Perubahan iklim merupakan penyebab utama menurunnya kondisi kesehatan laut. Penelitian dalam laporan ini juga menunjukkan dengan laju peningkatan suhu saat ini, pada tahun 2050, terumbu karang yang menyediakan makanan, pekerjaan dan melindungi ratusan juta manusia dari badai akan punah. Bukan hanya meningkatnya suhu permukaan air laut, perubahan iklim juga meningkatkan keasaman air laut yang membutuhkan ratusan generasi untuk pulih.
Eksploitasi berlebih merupakan penyebab utama lain dari penurunan kondisi kesehatan laut, dengan sekitar 90 persen dari ketersediaan perikanan dunia telah tereksploitasi berlebihan atau sepenuhnya tereksploitasi. Populasi Pacific Bluefin Tuna sendiri telah turun sebanyak 96 persen.
Belum terlambat untuk memutarbalikkan kecenderungan yang merusak ini dan memastikan kesehatan laut yang bermanfaat bagi manusia, bisnis dan alam. Reviving the Ocean Economy mendorong delapan butir rencana aksi untuk perbaikan sumber daya laut sesuai potensinya
Salah satu solusi mendesak yang diusulkan adalah memasukkan upaya pemulihan laut dalam agenda Tujuan Pembangunan Berkelanjutan (Sustainable Development Goals) PBB, mendorong tindakan global terhadap perubahan iklim, dan memperkuat komitmen untuk melindungi kawasan pesisir dan laut.
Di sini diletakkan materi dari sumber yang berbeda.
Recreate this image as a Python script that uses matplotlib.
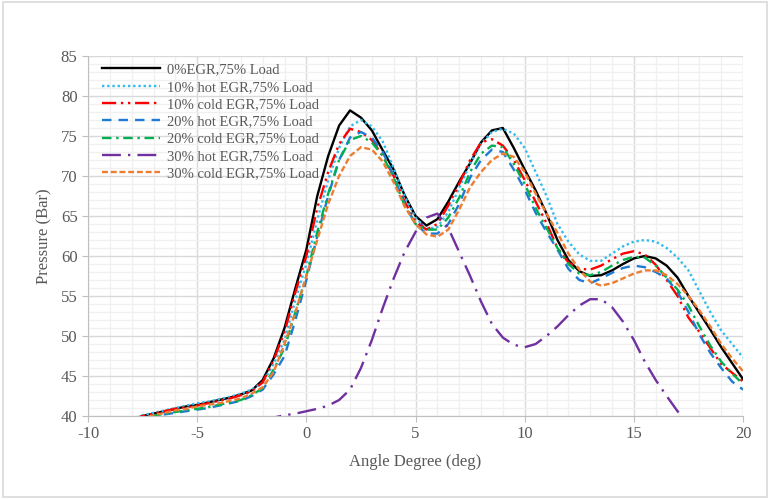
import matplotlib.pyplot as plt
import numpy as np
from matplotlib.patches import Rectangle

# Angle axis, -8 ... 20 deg in 0.5 deg steps
angle = np.arange(-8, 20.5, 0.5)

p_0egr = [39.5, 40.0, 40.3, 40.6, 40.9, 41.2, 41.4, 41.7, 42.0, 42.3, 42.7, 43.2, 44.5, 47.2, 51.0, 56.0,
          60.8, 67.5, 72.5, 76.3, 78.2, 77.3, 75.7, 73.2, 70.8, 67.6, 65.0, 63.8, 64.6, 66.8, 69.3, 71.6,
          74.2, 75.7, 76.0, 73.5, 70.8, 68.2, 65.3, 62.0, 59.5, 58.1, 57.5, 57.6, 58.2, 59.0, 59.7, 60.0,
          59.7, 58.8, 57.3, 55.0, 52.9, 50.8, 48.6, 46.6, 44.6]
p_10hot = [39.6, 40.1, 40.4, 40.7, 41.0, 41.3, 41.6, 41.8, 42.1, 42.4, 42.8, 43.3, 44.2, 46.5, 49.5, 54.5,
           59.0, 64.5, 69.5, 73.5, 76.2, 77.0, 76.2, 74.3, 71.0, 67.5, 64.8, 63.4, 63.6, 65.5, 68.5, 71.5,
           74.0, 75.5, 75.9, 75.3, 73.5, 70.5, 67.5, 64.0, 61.8, 60.2, 59.4, 59.4, 60.3, 61.2, 61.8, 62.0,
           61.8, 61.0, 59.8, 58.2, 55.6, 53.0, 50.7, 49.0, 47.3]
p_10cold = [39.5, 40.0, 40.3, 40.6, 40.9, 41.1, 41.3, 41.6, 41.9, 42.2, 42.6, 43.1, 44.2, 47.0, 50.5, 55.5,
            60.0, 66.0, 70.5, 74.0, 75.9, 75.5, 74.5, 72.5, 70.0, 66.8, 64.3, 63.3, 64.0, 66.3, 69.0, 72.0,
            74.2, 74.6, 73.8, 72.0, 69.5, 66.8, 64.1, 61.0, 59.2, 58.4, 58.3, 58.8, 59.6, 60.3, 60.6, 60.2,
            58.9, 57.0, 55.0, 52.3, 50.5, 48.5, 46.5, 45.4, 44.3]
p_20hot = [39.2, 39.6, 40.0, 40.2, 40.4, 40.6, 40.8, 41.0, 41.3, 41.6, 41.9, 42.5, 43.3, 45.2, 47.5, 52.0,
           57.0, 62.5, 67.5, 72.0, 74.8, 75.5, 74.8, 73.0, 70.0, 66.5, 64.0, 62.8, 62.8, 64.0, 66.5, 69.8,
           72.0, 73.3, 73.0, 70.8, 68.3, 65.4, 63.0, 60.8, 58.4, 57.0, 56.6, 57.2, 57.9, 58.5, 58.8, 58.6,
           58.0, 57.2, 55.5, 53.0, 50.2, 47.9, 46.0, 44.3, 43.3]
p_20cold = [39.3, 39.7, 40.0, 40.3, 40.5, 40.7, 40.9, 41.1, 41.4, 41.7, 42.0, 42.6, 43.5, 45.8, 48.5, 53.0,
            57.5, 63.0, 67.8, 72.0, 74.5, 75.0, 74.2, 72.5, 69.8, 66.3, 64.0, 63.3, 63.3, 64.8, 67.3, 70.5,
            72.8, 73.8, 73.6, 71.5, 69.0, 66.0, 63.5, 61.0, 59.0, 57.8, 57.6, 58.0, 58.8, 59.5, 59.9, 59.8,
            58.8, 57.3, 55.8, 53.8, 51.2, 48.8, 46.8, 45.3, 44.0]
p_30hot = [np.nan, np.nan, np.nan, np.nan, np.nan, np.nan, np.nan, np.nan, np.nan, np.nan, np.nan, np.nan,
           39.6, 39.8, 40.1, 40.3, 40.6, 40.9, 41.3, 42.0, 43.3, 46.0, 49.5, 53.5, 57.2, 60.5, 63.0, 64.8,
           65.3, 63.5, 60.5, 57.5, 54.3, 51.5, 49.8, 48.9, 48.6, 49.0, 50.0, 51.2, 52.6, 53.8, 54.6, 54.6,
           53.6, 51.8, 49.5, 46.8, 44.5, 42.5, 40.6, 39.0, np.nan, np.nan, np.nan, np.nan, np.nan]
p_30cold = [39.4, 39.8, 40.1, 40.4, 40.7, 40.9, 41.2, 41.4, 41.6, 41.9, 42.2, 42.8, 43.6, 45.5, 49.0, 53.0,
            57.5, 62.0, 66.5, 70.0, 72.5, 73.6, 73.3, 71.8, 69.2, 66.2, 64.0, 62.7, 62.4, 63.3, 65.8, 68.6,
            70.5, 72.0, 72.8, 72.4, 70.5, 67.8, 65.3, 62.9, 60.3, 58.3, 56.8, 56.3, 56.6, 57.2, 57.8, 58.2,
            58.2, 57.6, 56.5, 55.0, 53.2, 51.2, 49.0, 47.2, 45.6]

labels = ["0%EGR,75% Load", "10% hot EGR,75% Load", "10% cold EGR,75% Load",
          "20% hot EGR,75% Load", "20% cold EGR,75% Load", "30% hot EGR,75% Load",
          "30% cold EGR,75% Load"]

plt.rcParams['font.family'] = ['Liberation Serif', 'DejaVu Serif']
plt.rcParams['axes.unicode_minus'] = False
txt = '#595959'

fig = plt.figure(figsize=(7.7, 4.99), dpi=100)
ax = fig.add_axes([0.1143, 0.1663, 0.8507, 0.7215])
fig.patches.append(Rectangle((0.004, 0.004), 0.992, 0.992, transform=fig.transFigure,
                             fill=False, edgecolor='#D9D9D9', linewidth=1.2))

series = [
    (p_0egr, '#000000', '-'),
    (p_10hot, '#33BBEE', (0, (1, 1.2))),
    (p_10cold, '#FF0000', (0, (6, 2, 1, 2, 1, 2))),
    (p_20hot, '#1F7AD2', (0, (4, 3))),
    (p_20cold, '#00B050', (0, (4, 2, 1, 2))),
    (p_30hot, '#7030A0', (0, (8, 3, 1, 3))),
    (p_30cold, '#ED7D31', (0, (2.5, 1.2))),
]
for (vals, col, ls), lab in zip(series, labels):
    ax.plot(angle, vals, color=col, linestyle=ls, linewidth=1.7, label=lab)

ax.set_xlim(-10, 20)
ax.set_ylim(40, 85)
ax.set_xticks(np.arange(-10, 21, 5))
ax.set_yticks(np.arange(40, 86, 5))
ax.set_xticks(np.arange(-10, 21, 1), minor=True)
ax.set_yticks(np.arange(40, 86, 1), minor=True)
ax.grid(which='major', color='#D9D9D9', linewidth=1)
ax.grid(which='minor', color='#F0F0F0', linewidth=1)
ax.set_axisbelow(True)
for s in ['top', 'right']:
    ax.spines[s].set_visible(False)
for s in ['left', 'bottom']:
    ax.spines[s].set_color('#BFBFBF')
ax.tick_params(which='major', colors='#BFBFBF', labelcolor=txt, labelsize=12, length=4)
ax.tick_params(which='minor', length=0)

ax.set_xlabel("Angle Degree (deg)", fontsize=12, color=txt, labelpad=8)
ax.set_ylabel("Pressure (Bar)", fontsize=12, color=txt, labelpad=6)

ax.legend(loc='upper left', bbox_to_anchor=(0.01, 1.0), frameon=False, fontsize=10.5,
          handlelength=4.0, labelspacing=0.28, borderaxespad=0.1, handletextpad=0.5,
          labelcolor=txt)

fig.savefig('out.png', dpi=100)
“Laut memberi kita makan, penghidupan, dan menopang kesehatan serta kesejahteraan kita, namun kita membiarkan laut hancur di depan mata kita. Bila kisah buruknya kesehatan laut tidak menginspirasi para pemimpin kita, mungkin sebuah analisa ekonomi akan membuka mata mereka. Kita memiliki pekerjaan serius untuk melindungi laut, dimulai dengan komitmen global yang sungguh-sungguh untuk iklim dan pembangunan berkelanjutan,” tambah Dr. Lambertini.
Arif Satria menegaskan kembali pentingnya peran laut dan perhatian pemerintah dalam menjaga ketahanan pangan, “Laut harus berkontribusi terhadap ketahanan pangan. Karena itu agar ketersediaan ikan terjaga kesinambungannya, maka produksinya pun harus memperhatikan prinsip-prinsip keberlanjutan. Yang harus diperhatikan oleh pemerintah Indonesia adalah membuat Rencana Pengelolaan Perikanan dan Kawasan Konservasi Laut yang berfungsi secara efektif dan didukung oleh seluruh pemangku kepentingan. Karena itu, perlu melibatkan para pihak dalam proses perencanaan, implementasi, hingga evaluasinya,”
Kampanye kelautan global WWF, Sustain Our Seas, didasarkan pada kerja- kerja WWF selama berpuluh tahun bersama mitra dalam konservasi kelautan. WWF bekerja sama dengan pemerintah, pelaku usaha dan masyarakat untuk menggugah para pemimpin agar mengambil tindakan cepat dalam membangkitkan kembali ekonomi kelautan dan melindungi kehidupan dan sumber kehidupan milyaran orang di seluruh dunia.